BLAS is a specification for low-level linear algebra routines. The routines are split into three levels:

- Level 1: These routines are those which can be performed in linear time O(n). These include
*vector*operations. - Level 2: These routines are those which can be performed in quadratic time O(n^2). These include
*matrix-vector*operations - Level 3: These routines are those which can be performed in cubic time O(n^3). These include
*matrix-matrix*operations.

Architecture specific implementations (like MKL for Intel chips, for example) take advantage of vectorization and other optimizations available to their respective hardware. It should also be noted that most vendor specific implementations (and some open source, like OpenBLAS) support multithreaded operation for use on shared memory machines. A few BLAS implementations are listed here:

- Netlib BLAS: The official reference implementation (Fortran 77).
- Netlib CBLAS: Reference C interface to BLAS
- Intel MKL: x86 (32- and 64-bit). Optimized for Pentium, Core, Xeon, Xeon Phi.
- OpenBLAS: Optimized successor to GotoBLAS. Supports x86 (32- and 64-bit), MIPS, ARM
- ATLAS (Automatically Tuned Linear Algebra Software): Implementation that automatically creates an optimized BLAS library for any architecture.

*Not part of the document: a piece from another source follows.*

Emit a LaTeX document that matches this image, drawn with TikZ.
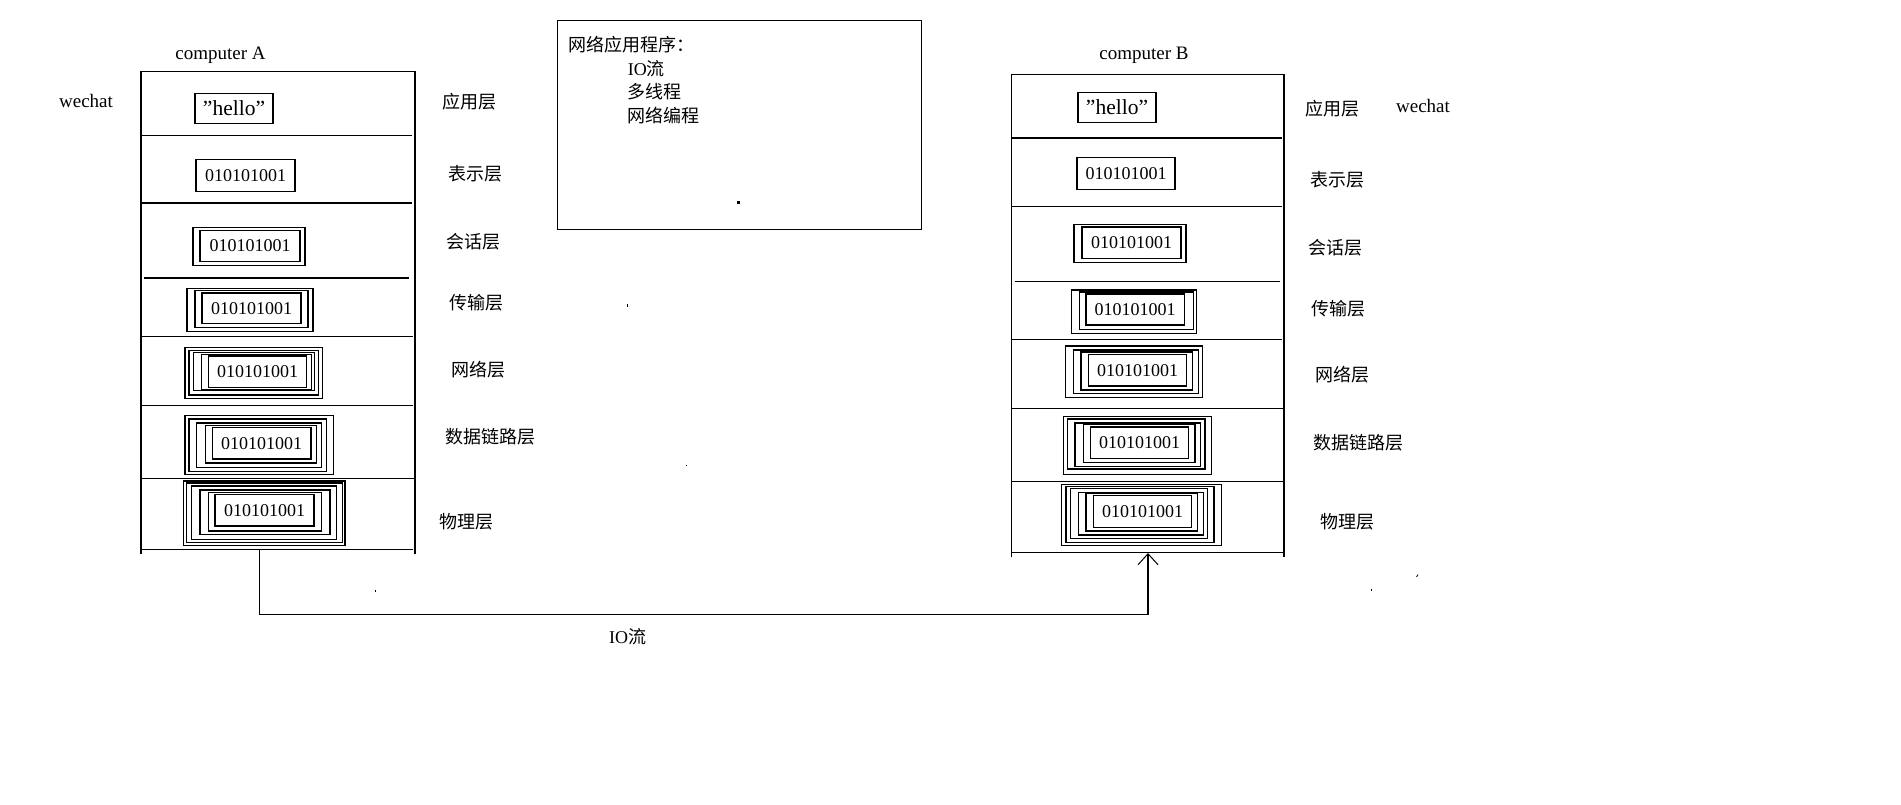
\documentclass[tikz,border=0pt]{standalone}
\usepackage{fontspec}
\setmainfont{Liberation Serif}
\newfontfamily\cjk{Noto Sans CJK SC}
\usetikzlibrary{arrows.meta}
\begin{document}
\begin{tikzpicture}[x=1pt,y=-1pt,line width=1.2pt,
  lay/.style={font=\cjk\fontsize{18}{20}\selectfont,inner sep=0},
  lat/.style={font=\fontsize{19}{22}\selectfont,inner sep=0},
  hel/.style={font=\fontsize{21.5}{24}\selectfont,inner sep=0},
  bits/.style={font=\fontsize{18}{20}\selectfont,inner sep=0}]
\useasboundingbox[fill=white] (0,0) rectangle (1901,804);

% ---------- computer A stack ----------
\draw (141,554.3) -- (141,71.3) -- (415,71.3) -- (415,554.3);
\foreach \y/\a/\b in {135.3/141/412,203/141/412,278/144/409,336.3/140/413,405.3/141/413,478.3/141/415,549.3/141/413}
  \draw (\a,\y) -- (\b,\y);
% layer boxes A
\draw (195,93.3) rectangle (273,123.3);
\draw (196,159.3) rectangle (295,191.3);
\draw (193,227.3) rectangle (305,265.3);
\draw (200,230.3) rectangle (300,261.7);
\draw (187,288.3) rectangle (313,331.7);
\draw (195,290.8) rectangle (308,327.3);
\draw (202,293) rectangle (301,323.3);
\draw (185,347.3) rectangle (322.3,398.3);
\draw (189,350.7) rectangle (318.3,395);
\draw (193.3,352.7) rectangle (314.3,390.7);
\draw (201.7,354.2) rectangle (311.7,389.3);
\draw (208.3,356) rectangle (306.7,387.7);
\draw (185,415.3) rectangle (333.3,474.7);
\draw (189,419) rectangle (326.7,471.3);
\draw (196.7,423) rectangle (321.7,467.3);
\draw (205.7,425.3) rectangle (316.7,463);
\draw (212.3,427.5) rectangle (311,459);
\draw (183.3,481) rectangle (345,545.3);
\draw (186.7,483) rectangle (342.7,542.7);
\draw (191.7,486) rectangle (336.7,539.3);
\draw (200,490) rectangle (330,534.3);
\draw (208.3,492.2) rectangle (321.7,531);
\draw (215,494.5) rectangle (314,526);

\node[lat] (compA) at (220.5,55) {computer A};
\node[lat] (wechatA) at (86,101) {wechat};
\node[hel] (helloA) at (234,108.3) {”hello”};
\node[bits] (presA) at (245.5,175.3) {010101001};
\node[bits] (sessA) at (250,246) {010101001};
\node[bits] (tranA) at (251.5,308.2) {010101001};
\node[bits] (netA) at (257.5,371.8) {010101001};
\node[bits] (dlA) at (261.7,443.2) {010101001};
\node[bits] (phyA) at (264.5,510.2) {010101001};

\node[lay] (lA1) at (469.5,102) {应用层};
\node[lay] (lA2) at (475.5,174) {表示层};
\node[lay] (lA3) at (473,241.7) {会话层};
\node[lay] (lA4) at (476,302.7) {传输层};
\node[lay] (lA5) at (478.5,369.3) {网络层};
\node[lay] (lA6) at (490.5,436.7) {数据链路层};
\node[lay] (lA7) at (466.5,521.7) {物理层};

% ---------- computer B stack ----------
\draw (1011.5,557.3) -- (1011.5,74.3) -- (1284,74.3) -- (1284,557.3);
\foreach \y/\a/\b in {138/1011.5/1282,206.3/1011.5/1282,281.3/1014.5/1279.5,339.3/1011.5/1282,408.3/1011.5/1284,481.7/1011.5/1284,552.3/1011.5/1284}
  \draw (\a,\y) -- (\b,\y);
\draw (1078,92.3) rectangle (1156,122.3);
\draw (1077,157.3) rectangle (1175,189.3);
\draw (1074,224.3) rectangle (1186,262.3);
\draw (1082,227) rectangle (1181,258.3);
\draw (1071.7,290) rectangle (1196.7,333.3);
\draw (1079.3,292) rectangle (1193.3,329.3);
\draw (1086,294) rectangle (1184.3,325);
\draw (1065.7,346) rectangle (1202.7,397.3);
\draw (1073.3,350) rectangle (1198.3,393.3);
\draw (1081,352) rectangle (1192.7,390);
\draw (1088.3,354.5) rectangle (1186.7,386);
\draw (1063.3,416.7) rectangle (1211.7,474.3);
\draw (1067.3,419) rectangle (1205,469);
\draw (1075,423) rectangle (1200.7,466.7);
\draw (1083.3,424.8) rectangle (1195,462.3);
\draw (1090.7,427) rectangle (1188.3,458.3);
\draw (1061.7,484.3) rectangle (1221.7,545.7);
\draw (1066,486.2) rectangle (1214,542.3);
\draw (1070.7,488.5) rectangle (1207.3,538.3);
\draw (1078.3,492.3) rectangle (1203.3,535);
\draw (1086,493.8) rectangle (1197.3,531);
\draw (1093.3,495.5) rectangle (1191.7,527.3);

\node[lat] (compB) at (1144,55) {computer B};
\node[lat] (wechatB) at (1423,106) {wechat};
\node[hel] (helloB) at (1117,107.3) {”hello”};
\node[bits] (presB) at (1126,173.3) {010101001};
\node[bits] (sessB) at (1131.5,242.6) {010101001};
\node[bits] (tranB) at (1135.2,309.5) {010101001};
\node[bits] (netB) at (1137.5,370.2) {010101001};
\node[bits] (dlB) at (1139.5,442.6) {010101001};
\node[bits] (phyB) at (1142.5,511.4) {010101001};

\node[lay] (lB1) at (1332,108.3) {应用层};
\node[lay] (lB2) at (1337,180) {表示层};
\node[lay] (lB3) at (1335.5,247.7) {会话层};
\node[lay] (lB4) at (1338.5,308.3) {传输层};
\node[lay] (lB5) at (1342,375) {网络层};
\node[lay] (lB6) at (1358,442.7) {数据链路层};
\node[lay] (lB7) at (1347,521.7) {物理层};

% ---------- note box ----------
\node[draw,anchor=north west,minimum width=364pt,minimum height=209pt,inner sep=0] (note) at (556.7,20) {};
\node[lay,anchor=west] (n0) at (567.7,45) {网络应用程序：};
\node[lay,anchor=west] (n1) at (627.3,68.3) {{\rmfamily IO}流};
\node[lay,anchor=west] (n2) at (627.3,91.7) {多线程};
\node[lay,anchor=west] (n3) at (627.3,115.5) {网络编程};

% ---------- stray marks ----------
\fill (737,201) rectangle ++(2.5,2.5);
\fill (626.5,303.5) rectangle ++(1.2,3);
\fill (685.5,464.5) rectangle ++(1.5,1.5);
\fill (374.5,590) rectangle ++(1.5,1.5);
\fill (1370.5,589) rectangle ++(1.5,1.5);
\draw[line width=0.8pt] (1416.5,577) -- (1418,574.5);

% ---------- IO stream connector ----------
\coordinate (aout) at (259.5,549.3);
\coordinate (bin) at (1148,553);
\draw[-{Straight Barb[length=11pt,width=20pt,line width=1pt]}] (aout) -- ++(0,65) -| (bin);
\node[lay] (io) at (627.5,636.7) {{\rmfamily IO}流};
\end{tikzpicture}
\end{document}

**LAPACK (Linear Algebra Package)**

LAPACK is library for performing high level linear algebra operations. It is built “on top” of BLAS, and often the underlying BLAS routines are completely transparent to the programmer. Some of the stuff that LAPACK can do:

- Solve systems of linear equations
- Linear least squares
- Eigenvalue problems
- Singular Value Decomposition (SVD)
- Matrix Factorizations (LU, QR, Cholesky, Schur decomposition)

Both real and complex, single and double precision matrices can be used.

The function naming scheme is* pmmaaa *where:

*p*: precision, S for single, D for double*mm*: two-letter code which denotes what type matrix is expected of the algorithm*aaa*: three-letter code denoting the actual algorithm that is being performed by the subroutine

Like BLAS, architecture specific implementations of LAPACK exist as well (Intel MKL, Apple vecLib, etc). Most of these are multithreaded for use on shared memory machines.

For use on parallel distributed memory machines, scaLAPACK is available (and also in some vendor implementations as well like Intel MKL).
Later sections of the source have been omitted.